Madoff investors cry foul

I have a certain amount of sympathy for the Madoff victims, but I’m not sure it extends to giving them an AIG sized bailout. According to the Times ( “Victims of Madoff Seek Claims Overhaul“):

In a step that would substantially increase the price tag for Bernard L. Madoff’s long-running Ponzi scheme, lawyers for a group of his victims are asking a federal bankruptcy judge to reject the way their losses in the fraud are being calculated.

The customers say that, by law, they should be given credit for the full value of the securities shown on the last account statements they received before Mr. Madoff’s arrest in mid-December, even though they were bogus and none of the trades were ever made. According to court filings, those account balances add up to more than $64 billion.

Apparently, if the money the court appointed trustee recovers from Madoff is not sufficient to cover the losses, we taxpayers will be making up the difference (once the money in the Securities Investor Protection Corporation runs out). In some cases, Madoff simply padded his favored customer’s statements, giving them a greater benefit from the fraud than others. The victims argument would have the effect of making the government guarantee not just the losses, but the promises of the fraudster themselves.

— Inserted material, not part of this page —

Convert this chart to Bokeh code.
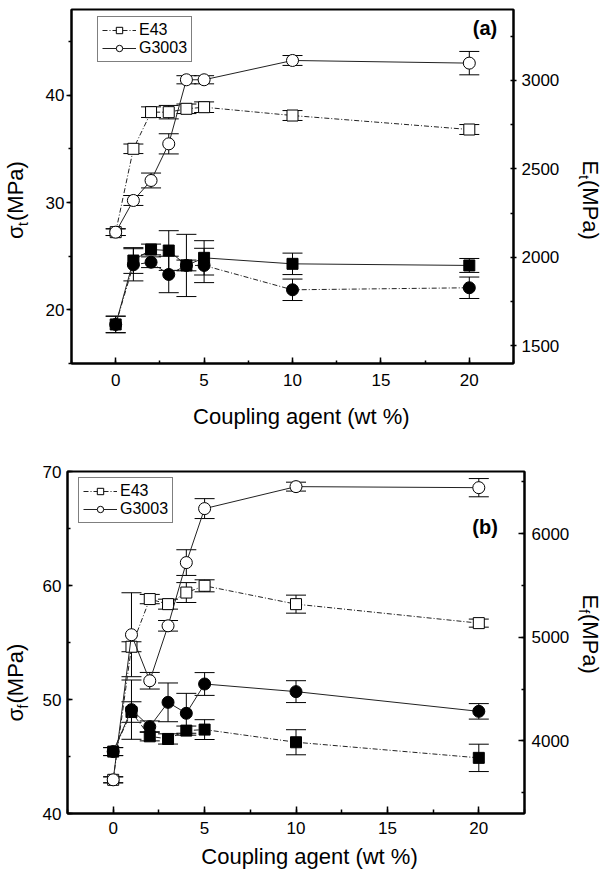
import math
from bokeh.plotting import figure
from bokeh.models import (Range1d, LinearAxis, SingleIntervalTicker, Whisker, TeeHead,
                          ColumnDataSource, Legend, LegendItem, Label)
from bokeh.layouts import column, row
from bokeh.core.properties import value
from bokeh.embed import file_html
from bokeh.resources import INLINE

# ---------------- data ----------------
coupling = [0, 1, 2, 3, 4, 5, 10, 20]          # wt %
series_names = ["E43", "G3003"]

# panel (a): tensile
a_mod_e43 = [2142, 2613, 2820, 2820, 2839, 2848, 2801, 2722]      # E_t (MPa), open squares
a_mod_e43_err = [19, 27, 30, 38, 27, 30, 28, 28]
a_mod_g3003 = [2142, 2321, 2434, 2641, 3003, 3003, 3112, 3097]    # E_t (MPa), open circles
a_mod_g3003_err = [19, 28, 42, 57, 23, 23, 28, 66]
a_str_e43 = [18.64, 24.60, 25.63, 25.53, 24.14, 24.85, 24.29, 24.14]  # sigma_t (MPa), filled squares
a_str_e43_err = [0.77, 1.2, 0.5, 1.85, 2.9, 1.6, 1.0, 0.65]
a_str_g3003 = [18.64, 24.20, 24.44, 23.30, 24.14, 24.14, 21.87, 22.06]  # filled circles
a_str_g3003_err = [0.77, 1.5, 0.5, 1.7, 0.5, 1.6, 1.0, 1.0]

# panel (b): flexural
b_mod_e43 = [3625, 4909, 5369, 5320, 5432, 5497, 5320, 5137]      # E_f (MPa)
b_mod_e43_err = [29, 48, 45, 48, 96, 58, 87, 39]
b_mod_g3003 = [3625, 5025, 4581, 5111, 5721, 6242, 6454, 6444]
b_mod_g3003_err = [29, 405, 80, 51, 124, 96, 43, 88]
b_str_e43 = [45.43, 48.9, 46.77, 46.54, 47.27, 47.36, 46.25, 44.88]  # sigma_f (MPa)
b_str_e43_err = [0.35, 0.9, 0.4, 0.45, 0.4, 0.87, 1.1, 1.2]
b_str_g3003 = [45.43, 49.11, 47.62, 49.75, 48.79, 51.36, 50.69, 48.96]
b_str_g3003_err = [0.35, 2.6, 0.5, 1.7, 1.75, 1.0, 0.96, 0.68]

FONT = "Liberation Sans"
DASHDOT = "5 2 1 2"
XR = (-2.5, 22.5)
MID = 0.3465   # distance (em) from alphabetic baseline to centre of the text box


def make_fig(width, height, bl, br, bt, bb, yl, yr):
    p = figure(width=width, height=height, x_range=Range1d(*XR), y_range=Range1d(*yl),
               output_backend="svg", toolbar_location=None, title=None,
               min_border_left=bl, min_border_right=br, min_border_top=bt, min_border_bottom=bb)
    p.extra_y_ranges = {"mod": Range1d(*yr)}
    p.xgrid.visible = False
    p.ygrid.visible = False
    p.outline_line_color = "black"
    p.outline_line_width = 2
    p.background_fill_color = "white"
    p.border_fill_color = "white"
    return p


def text_fig(width, height, left_px, top_px, bt=0, bb=0):
    """A blank figure whose frame coordinates are page pixels (y negated)."""
    f_top = top_px + bt
    f_bot = top_px + height - bb
    p = figure(width=width, height=height,
               x_range=Range1d(left_px, left_px + width), y_range=Range1d(-f_bot, -f_top),
               output_backend="svg", toolbar_location=None, title=None,
               x_axis_location=None, y_axis_location=None,
               min_border_left=0, min_border_right=0, min_border_top=bt, min_border_bottom=bb)
    p.xgrid.visible = False
    p.ygrid.visible = False
    p.outline_line_color = None
    p.background_fill_color = "white"
    p.border_fill_color = "white"
    return p


def put_text(p, x, py, txt, size, angle=0.0, align="left"):
    p.text(x=[x], y=[-py], text=[txt], angle=angle, text_align=align, text_baseline="middle",
           text_font=value(FONT), text_font_size=value(f"{size}px"), text_color="black")


def horiz(p, px, base_py, txt, size, align="center"):
    put_text(p, px, base_py - size * MID, txt, size, 0.0, align)


def up(p, base_px, start_py, txt, size):
    put_text(p, base_px - size * MID, start_py, txt, size, math.pi / 2)


def down(p, base_px, start_py, txt, size):
    put_text(p, base_px + size * MID, start_py, txt, size, -math.pi / 2)


def style_axis(ax, tin, tout, min_in, min_out, standoff):
    ax.axis_line_color = "black"
    ax.axis_line_width = 2
    ax.major_tick_line_color = "black"
    ax.minor_tick_line_color = "black"
    ax.major_tick_line_width = 1.5
    ax.minor_tick_line_width = 1.5
    ax.major_tick_in = tin
    ax.major_tick_out = tout
    ax.minor_tick_in = min_in
    ax.minor_tick_out = min_out
    ax.major_label_standoff = standoff
    ax.major_label_text_font = FONT
    ax.major_label_text_font_size = "17px"
    ax.major_label_text_color = "black"
    ax.axis_label = None


def add_series(p, xs, ys, es, marker, filled, dash, rn=None):
    kw = {"y_range_name": rn} if rn else {}
    src = ColumnDataSource(dict(x=xs, lower=[y - e for y, e in zip(ys, es)],
                                upper=[y + e for y, e in zip(ys, es)]))
    w = Whisker(base="x", lower="lower", upper="upper", source=src, line_color="black",
                line_width=1,
                upper_head=TeeHead(size=20, line_color="black", line_width=1),
                lower_head=TeeHead(size=20, line_color="black", line_width=1), **kw)
    p.add_layout(w)
    lr = p.line(xs, ys, line_color="#222222", line_width=1, line_dash=dash, **kw)
    sr = p.scatter(xs, ys, marker=marker, size=11 if marker == "square" else 12,
                   fill_color="black" if filled else "white", line_color="black",
                   line_width=1, **kw)
    return lr, sr


def mapper(L, R, T, B, yr):
    def fx(px):
        return XR[0] + (px - L) / (R - L) * (XR[1] - XR[0])

    def fy(py):
        return yr[0] + (B - py) / (B - T) * (yr[1] - yr[0])
    return fx, fy


def tag(p, fx, fy, px, py, text):
    p.add_layout(Label(x=fx(px), y=fy(py), text=text, text_align="right",
                       text_baseline="middle", text_font=FONT, text_font_size="20px",
                       text_font_style="bold", text_color="black"))


def add_legend(p, items, loc):
    lg = Legend(items=[LegendItem(label=n, renderers=list(r)) for n, r in items], location=loc)
    lg.border_line_color = "black"
    lg.border_line_width = 1
    lg.background_fill_color = "white"
    lg.background_fill_alpha = 1
    lg.padding = 4
    lg.spacing = 0
    lg.margin = 0
    lg.glyph_width = 34
    lg.glyph_height = 16
    lg.label_height = 16
    lg.label_standoff = 3
    lg.label_text_font = FONT
    lg.label_text_font_size = "16px"
    lg.label_text_color = "black"
    lg.label_text_baseline = "middle"
    p.add_layout(lg)


# ---------------- panel (a) ----------------
HA = 400
BTA, BBA = 9, 37
yl_a, yr_a = (15, 48), (1400, 3400)
LWA, RWA = 34, 38          # side text columns
pa = make_fig(604 - LWA - RWA, HA, 71 - LWA, 604 - RWA - 513, BTA, BBA, yl_a, yr_a)
style_axis(pa.xaxis[0], 6, 0, 3, 0, 10)
pa.xaxis[0].ticker = SingleIntervalTicker(interval=5, num_minor_ticks=2)
style_axis(pa.yaxis[0], 0, 5, 0, 3, 2)
pa.yaxis[0].ticker = SingleIntervalTicker(interval=10, num_minor_ticks=2)
ra = LinearAxis(y_range_name="mod", ticker=SingleIntervalTicker(interval=500, num_minor_ticks=2))
style_axis(ra, 0, 3, 3, 0, 5)
pa.add_layout(ra, "right")

e43_a = add_series(pa, coupling, a_mod_e43, a_mod_e43_err, "square", False, DASHDOT, "mod")
g_a = add_series(pa, coupling, a_mod_g3003, a_mod_g3003_err, "circle", False, "solid", "mod")
add_series(pa, coupling, a_str_e43, a_str_e43_err, "square", True, "solid")
add_series(pa, coupling, a_str_g3003, a_str_g3003_err, "circle", True, DASHDOT)
add_legend(pa, [(series_names[0], e43_a), (series_names[1], g_a)], (26, 301))
fxa, fya = mapper(71, 513, 9, 363, yl_a)
tag(pa, fxa, fya, 496.7, 27.5, "(a)")

la = text_fig(LWA, HA, 0, 0, BTA, BBA)
up(la, 23, 238.5, "σ", 22)
up(la, 27, 225.5, "t", 14)
up(la, 23, 220.5, "(MPa)", 22)

rA = text_fig(RWA, HA, 604 - RWA, 0, BTA, BBA)
down(rA, 582.5, 160, "E", 22)
down(rA, 578.5, 174.7, "t", 14)
down(rA, 582.5, 179.5, "(MPa)", 22)

tA = text_fig(604, 36, 0, HA)
horiz(tA, 300.8, 424, "Coupling agent (wt %)", 22)

# ---------------- panel (b) ----------------
HB = 409
TOPB = 436
BTB, BBB = 35, 32
yl_b, yr_b = (40, 70), (3300, 6600)
LWB, RWB = 34, 32
pb = make_fig(604 - LWB - RWB, HB, 67 - LWB, 604 - RWB - 525, BTB, BBB, yl_b, yr_b)
style_axis(pb.xaxis[0], 7, 0, 4, 0, 8)
pb.xaxis[0].ticker = SingleIntervalTicker(interval=5, num_minor_ticks=2)
style_axis(pb.yaxis[0], 5, 0, 3, 0, 6)
pb.yaxis[0].ticker = SingleIntervalTicker(interval=10, num_minor_ticks=2)
rb = LinearAxis(y_range_name="mod", ticker=SingleIntervalTicker(interval=1000, num_minor_ticks=2))
style_axis(rb, 6, 0, 3, 0, 7)
pb.add_layout(rb, "right")

e43_b = add_series(pb, coupling, b_mod_e43, b_mod_e43_err, "square", False, DASHDOT, "mod")
g_b = add_series(pb, coupling, b_mod_g3003, b_mod_g3003_err, "circle", False, "solid", "mod")
add_series(pb, coupling, b_str_e43, b_str_e43_err, "square", True, DASHDOT)
add_series(pb, coupling, b_str_g3003, b_str_g3003_err, "circle", True, "solid")
add_legend(pb, [(series_names[0], e43_b), (series_names[1], g_b)], (11, 290))
fxb, fyb = mapper(67, 525, 471, 813, yl_b)
tag(pb, fxb, fyb, 498.3, 526.5, "(b)")

lb = text_fig(LWB, HB, 0, TOPB, BTB, BBB)
up(lb, 23, 721, "σ", 22)
up(lb, 27, 708, "f", 14)
up(lb, 23, 703, "(MPa)", 22)

rB = text_fig(RWB, HB, 604 - RWB, TOPB, BTB, BBB)
down(rB, 582.5, 594, "E", 22)
down(rB, 578.5, 608.7, "f", 14)
down(rB, 582.5, 613.5, "(MPa)", 22)

TOPT = TOPB + HB
tB = text_fig(604, 871 - TOPT, 0, TOPT)
horiz(tB, 309, 864, "Coupling agent (wt %)", 22)

layout = column(row(la, pa, rA), tA, row(lb, pb, rB), tB)
open("out.html", "w").write(file_html(layout, INLINE))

It so happens that I was involved in litigation involving a Ponzi scheme some years ago, albeit a much cruder variant than Madoff practiced. Let us call the Ponzi practitioner “J.S.” J.S. took money from his investors and gave them back promissory notes payable in 6 months at 12% annual interest. That’s not so outrageous, except he also promised them substantial weekly payments in addition to the interest (with no reduction in principal) during the life of the loan. The effective rate of return was on the order of a couple of hundred percent or more.

Okay, I agree, anyone should have realized it was a scam. Yet in fact, when all is said and done, I’d say the mix of honest dupes, semi-honest dupes, and “investors” who figured they’d make out well before the house of cards fell down was probably pretty close to the like percentage in the Madoff case.

I got involved when some investors came to me when J.S. stopped paying. I couldn’t interest the Norwich police, who said it was a civil matter. (Eventually the feds thought differently, and J.S. did time). I told my clients we could sue in civil court, but I was sure we would never recover a dime.

Then, a miracle happened.

J.S. won 9 million dollars in the Massachusetts lottery. We saw his smiling face on the front page of the New London Day, and within weeks Mark Block and I brought him into involuntary bankruptcy, and a trustee was appointed (for some reason the Judge wasn’t willing to let J.S. run his own affairs in a Chapter 11), the winning lottery ticket (which paid off over a term of years) was sold, and the “investors” were paid.

They were paid in pretty much the same manner as the Madoff trustee proposes paying the Madoff victims. They were paid a percentage of the difference between the amount they invested and the amount of payments they received from J.S. It would have been laughable to insist that the weekly payments not be considered in determining the amount due, even though, according to J.S., those payments didn’t reduce the principal amount of the debt at all. People who got in early would have been advantaged over latecomers, for no particular reason.

Now there are differences between the two cases. As I say, J.S. was rather crude compared to Madoff, and his victims were definitely middle class, not the affluent types that Madoff targeted. Still, when it comes to determining a fair way to determine losses, its hard to beat the way we did it, or the way the trustee proposes in the Madoff case. The investors have a right to get their money back, but they don’t have the right to have Madoff’s promises fulfilled, particularly if we the taxpayers have to fulfill them. It’s bad enough we had to pay off on AIG’s credit default swaps, we should certainly not have to guarantee performance of a Ponzi scheme. (Okay, maybe credit default swaps are a lot like Ponzi schemes, but you know what I mean).